EXERCISE: Please, without the pictures, retype exactly the lines from the start of the material through the line that holds "plt.rcParams['font.weight'] = 'bold'".

STORED DATA:
━━━━━━━━━━━━━━━━

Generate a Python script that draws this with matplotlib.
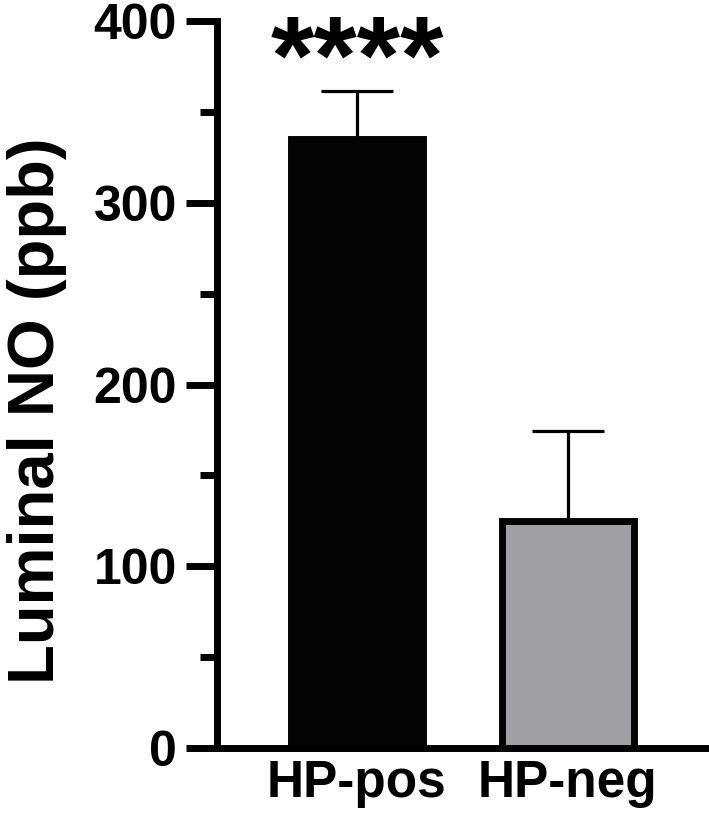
import numpy as np
import matplotlib
matplotlib.use("Agg")
import matplotlib.pyplot as plt
from matplotlib.ticker import MultipleLocator

plt.rcParams['font.family'] = ['Liberation Sans', 'DejaVu Sans']
plt.rcParams['font.weight'] = 'bold'

groups = ['HP-pos', 'HP-neg']
means = [335, 125]
sds = [26.5, 49.5]
colors = ['#050505', '#a0a0a4']
signif = '****'

x = np.arange(len(groups))

fig = plt.figure(figsize=(7.09, 8.21), dpi=100)
ax = fig.add_axes([0.306, 0.0889, 0.6926, 0.8855])

lw = 5.0
ax.bar(x, means, width=0.627, color=colors, edgecolor='#050505', linewidth=lw, zorder=2)
ax.errorbar(x, means, yerr=[np.zeros(len(sds)), sds], fmt='none', ecolor='black',
            elinewidth=2.3, capsize=26, capthick=2.3, zorder=1)

# significance stars above the first bar
ax.text(x[0], 360, signif, ha='center', va='baseline',
        fontsize=80, fontweight='bold', clip_on=False)

ax.set_xlim(-0.665, 1.667)
ax.set_ylim(0, 400)
ax.set_xticks(x)
ax.set_xticklabels(groups)
ax.yaxis.set_major_locator(MultipleLocator(100))
ax.yaxis.set_minor_locator(MultipleLocator(50))
ax.set_ylabel('Luminal NO (ppb)', fontsize=47, fontweight='bold')
ax.yaxis.set_label_coords(-0.305, 0.464)

for s in ['top', 'right']:
    ax.spines[s].set_visible(False)
for s in ['left', 'bottom']:
    ax.spines[s].set_linewidth(lw)
    ax.spines[s].set_capstyle('projecting')

ax.tick_params(axis='y', which='major', length=22, width=lw, labelsize=36, pad=7)
ax.tick_params(axis='y', which='minor', length=12.5, width=lw)
ax.tick_params(axis='x', length=0, labelsize=37, pad=8)
for lab in ax.get_xticklabels() + ax.get_yticklabels():
    lab.set_fontweight('bold')

fig.savefig('out.png', dpi=100)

━━━━━━━━━━━━━━━━

RESPONSE TO THIS TASK:
Generate a Python script that draws this with matplotlib.
import numpy as np
import matplotlib
matplotlib.use("Agg")
import matplotlib.pyplot as plt
from matplotlib.ticker import MultipleLocator

plt.rcParams['font.family'] = ['Liberation Sans', 'DejaVu Sans']
plt.rcParams['font.weight'] = 'bold'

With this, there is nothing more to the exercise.